Of course there are several other news readers for Debian and Ubuntu. Note that Ubuntu has RSSOwl which Debian hasn't. Snownews isn't listed in the Debian graph anymore as it was dropped with Wheezy. Debian Ubuntu All other feed readers on Ubuntu count roughly 250+ votes in 2010 and roughly 80 in 2014.

Installation Base

Usage is falling. Well there are mobile devices and the reduced visibility of syndication techniques in the browser (we do not have the feed button in the browser location bar anymore)... So people might just not install feed readers anymore. Is this the case? Let's limit the analysis just on Liferea and Akregator. Debian On Debian the install base of Liferea is rapidly declining as it is not in the default desktop selection, while Akregator installations still grow maybe due to the kde-pim integration. Ubuntu A different situation on Ubuntu. Both feed readers are in the default desktop packages of their respective desktop environments. So installations seem to scale linearly upwards along with the growth of Ubuntu installations. Update: Jeff Fortin hinted on only Akregator being in a default package selection on Ubuntu. This makes the linear growth of the Liferea install base strange.

It looks bleak... Checking the baseline!

Well let do some verification of the results to be sure popcon can be trusted. Let's have a look at a basic Debian package needed during installation like "debianutils" which users do not unselect and which is automatically used.

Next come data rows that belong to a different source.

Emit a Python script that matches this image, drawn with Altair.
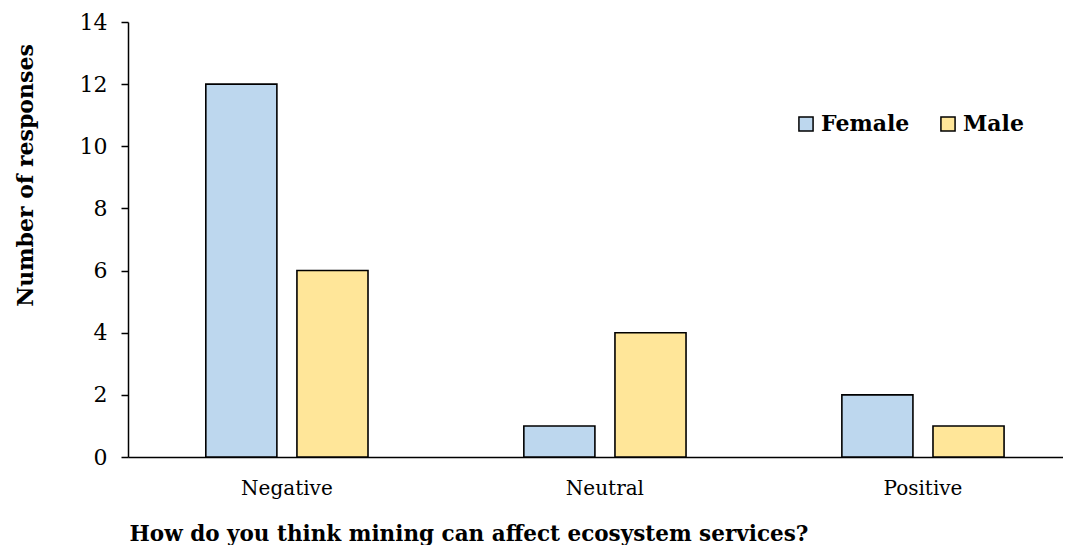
import altair as alt
import pandas as pd

categories = ["Negative", "Neutral", "Positive"]
female = [12, 1, 2]
male = [6, 4, 1]
genders = ["Female", "Male"]
colors = ["#BDD7EE", "#FFE699"]
y_ticks = [0, 2, 4, 6, 8, 10, 12, 14]

rows = []
for c, f, m in zip(categories, female, male):
    rows.append({"cat": c, "gender": "Female", "value": f})
    rows.append({"cat": c, "gender": "Male", "value": m})
df = pd.DataFrame(rows)

FONT = "DejaVu Serif"

chart = alt.Chart(df).mark_bar(stroke="black", strokeWidth=1.6).encode(
    x=alt.X("cat:N", sort=categories,
            scale=alt.Scale(paddingInner=0.49, paddingOuter=0.215, align=0.569),
            axis=alt.Axis(title="How do you think mining can affect ecosystem services?",
                          labelAngle=0, ticks=False, domainColor="black", domainWidth=1.5,
                          labelFont=FONT, labelFontSize=20, labelColor="black", labelPadding=21,
                          titleFont=FONT, titleFontSize=21.5, titleFontWeight="bold", titleColor="black",
                          titleAnchor="start", titleAlign="left", titleX=1, titleY=83,
                          titleBaseline="alphabetic")),
    xOffset=alt.XOffset("gender:N", sort=genders,
                        scale=alt.Scale(paddingInner=0.22, paddingOuter=0)),
    y=alt.Y("value:Q", scale=alt.Scale(domain=[0, 14], nice=False),
            axis=alt.Axis(title="Number of responses", values=y_ticks, grid=False,
                          domainColor="black", domainWidth=1.5, tickColor="black", tickWidth=1.5,
                          tickSize=7, labelFont=FONT, labelFontSize=22, labelColor="black",
                          labelPadding=14,
                          titleFont=FONT, titleFontSize=22, titleFontWeight="bold", titleColor="black",
                          titleAngle=-90, titleX=-103, titleY=153, titleAlign="center",
                          titleBaseline="middle")),
    color=alt.Color("gender:N", sort=genders,
                    scale=alt.Scale(domain=genders, range=colors),
                    legend=alt.Legend(title=None, orient="none", legendX=667, legendY=91,
                                      direction="horizontal", symbolType="square", symbolSize=200,
                                      symbolStrokeColor="black", symbolStrokeWidth=1.5,
                                      symbolOpacity=1,
                                      labelFont=FONT, labelFontSize=22, labelFontWeight="bold",
                                      labelColor="black", labelOffset=4, columnPadding=27)),
).properties(
    width=935, height=435,
    autosize=alt.AutoSizeParams(type="none"),
    padding={"left": 120, "top": 14, "right": 0, "bottom": 88},
).configure_view(stroke=None)

chart.save("out.html", embed_options={"renderer": "svg", "actions": False})
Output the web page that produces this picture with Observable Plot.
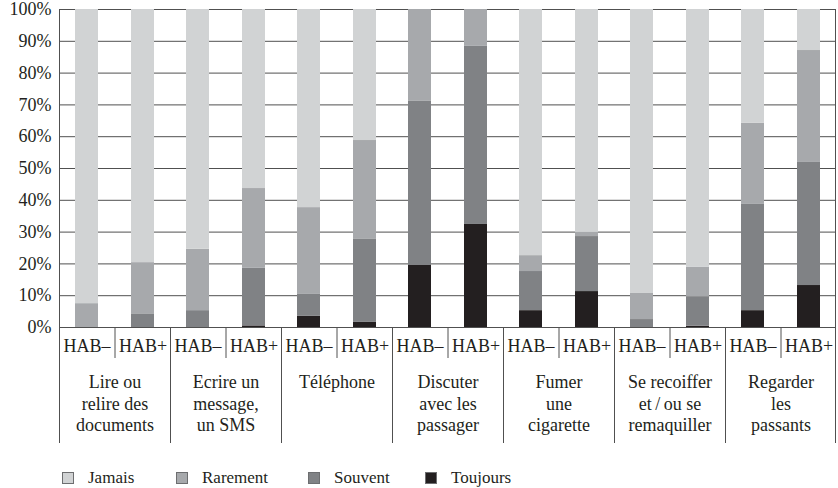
<!DOCTYPE html>
<html>
<head>
<meta charset="utf-8">
<script src="https://cdn.jsdelivr.net/npm/d3@7"></script>
<script src="https://cdn.jsdelivr.net/npm/@observablehq/plot@0.6"></script>
<style>
  html, body { margin: 0; padding: 0; background: #fff; }
  #wrap { position: relative; width: 838px; height: 488px; font-family: "Liberation Serif", serif; color: #231f20; }
  .item { position: absolute; top: 468px; display: flex; align-items: center; font-size: 17px; }
  .sw { width: 10px; height: 10px; border: 1px solid #6d6e70; margin-right: 14px; }
</style>
</head>
<body>
<div id="wrap"></div>
<script>
// ---- data ----
const groups = [
  "Lire ou\nrelire des\ndocuments",
  "Ecrire un\nmessage,\nun SMS",
  "Téléphone",
  "Discuter\navec les\npassager",
  "Fumer\nune\ncigarette",
  "Se recoiffer\net\u2009/\u2009ou se\nremaquiller",
  "Regarder\nles\npassants"
];
const habs = ["HAB–", "HAB+"];
// stacking order bottom -> top
const series = ["Toujours", "Souvent", "Rarement", "Jamais"];
// one value per bar: (group, HAB–), (group, HAB+), ...
const toujours = [0, 0, 0, 0.5, 3.5, 1.6, 19.5, 32.4, 5.3, 11.3, 0, 0.4, 5.3, 13.2];
const souvent  = [0, 4.1, 5.3, 18.1, 6.9, 26.1, 51.6, 56.0, 12.3, 17.3, 2.5, 9.3, 33.4, 38.7];
const rarement = [7.5, 16.3, 19.3, 25.1, 27.3, 31.1, 28.9, 11.6, 5.0, 1.3, 8.2, 9.2, 25.5, 35.2];
const jamais   = [92.5, 79.6, 75.4, 56.3, 62.3, 41.2, 0, 0, 77.4, 70.1, 89.3, 81.1, 35.8, 12.9];
const yTicks = [0, 10, 20, 30, 40, 50, 60, 70, 80, 90, 100];
const legendOrder = ["Jamais", "Rarement", "Souvent", "Toujours"];
const legendColors = ["#d1d3d4", "#a7a9ac", "#808285", "#231f20"];

// ---- build table ----
const valuesBySeries = {Toujours: toujours, Souvent: souvent, Rarement: rarement, Jamais: jamais};
const data = [];
groups.forEach((g, gi) => habs.forEach((h, hi) => {
  const i = gi * 2 + hi;
  series.forEach(s => data.push({group: g, hab: h, resp: s, value: valuesBySeries[s][i]}));
}));

const font = "Liberation Serif";
const lineColor = "#505050";

const chart = Plot.plot({
  width: 838,
  height: 452,
  marginLeft: 58,
  marginRight: 1,
  marginTop: 9,
  marginBottom: 125,
  style: {fontFamily: font, fontSize: "18px", color: "#231f20", background: "#fff"},
  fx: {domain: groups, padding: 0, label: null},
  x: {domain: habs, paddingInner: 0.594, paddingOuter: 0.28, label: null},
  y: {domain: [0, 100], label: null},
  color: {domain: legendOrder, range: legendColors},
  marks: [
    Plot.ruleY(yTicks, {stroke: lineColor, strokeWidth: 1}),
    Plot.barY(data, {fx: "group", x: "hab", y: "value", fill: "resp"}),
    Plot.ruleY([0], {stroke: lineColor, strokeWidth: 1}),
    Plot.axisY({ticks: yTicks, tickFormat: d => d + "%", tickSize: 0, tickPadding: 8, label: null, fontSize: 18}),
    Plot.axisX({anchor: "bottom", tickSize: 0, tickPadding: 12, label: null, fontSize: 18}),
    Plot.axisFx({anchor: "bottom", tickSize: 31, tickFormat: () => "", label: null, stroke: lineColor}),
    Plot.axisFx({anchor: "bottom", tickSize: 0, tickPadding: 46, label: null, fontSize: 18, lineHeight: 1.17})
  ]
});

document.getElementById("wrap").appendChild(chart);

// group separators below the axis and the outer frame, derived from the scales
const fxS = chart.scale("fx");
const yS = chart.scale("y");
const y0 = yS.apply(0);
const y100 = yS.apply(100);
const dom = fxS.domain;
const edges = dom.map(d => fxS.apply(d));
edges.push(fxS.apply(dom[dom.length - 1]) + fxS.bandwidth);
const bottom = y0 + 116;
const svg = d3.select(chart);
const g = svg.append("g").attr("stroke", lineColor).attr("stroke-width", 1);
edges.forEach((x, i) => {
  const xx = Math.round(x) + (i === edges.length - 1 ? -0.5 : 0.5);
  const top = (i === 0 || i === edges.length - 1) ? y100 : y0;
  g.append("line").attr("x1", xx).attr("x2", xx).attr("y1", top).attr("y2", bottom);
});

// legend
const lefts = [62, 176, 308, 425];
legendOrder.forEach((name, i) => {
  const item = document.createElement("div");
  item.className = "item";
  item.style.left = lefts[i] + "px";
  const sw = document.createElement("div");
  sw.className = "sw";
  sw.style.background = legendColors[i];
  const t = document.createElement("span");
  t.textContent = name;
  item.appendChild(sw);
  item.appendChild(t);
  document.getElementById("wrap").appendChild(item);
});
</script>
</body>
</html>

And let's also add a basic GNOME package like "gnome-session" which always will be used if GNOME is used. Here are the Ubuntu popcon results for both It looks (most obvious with "debian-utils") that there was a 50% reduction of the popcon votes in over 2013. Please note that the staircase steps in all the Ubuntu curves do probably indicate there are only 2 samples in the given time range! I guess the decline was rather continuous as can be found in the Debian curve. When checking the installations at the same time there is no drop. So some mechanic in the popcon voting counting could have changed. I found no hints online why this is the case so far.

Conclusion

At this point I think the results are too confusing to actually read much into it. I believe all graphs indicate a decline of the feed reader usage over the years, especially after the peak in 2010, and at the same time the graphs indicate changes in the vote counting with differences in Ubuntu and Debian.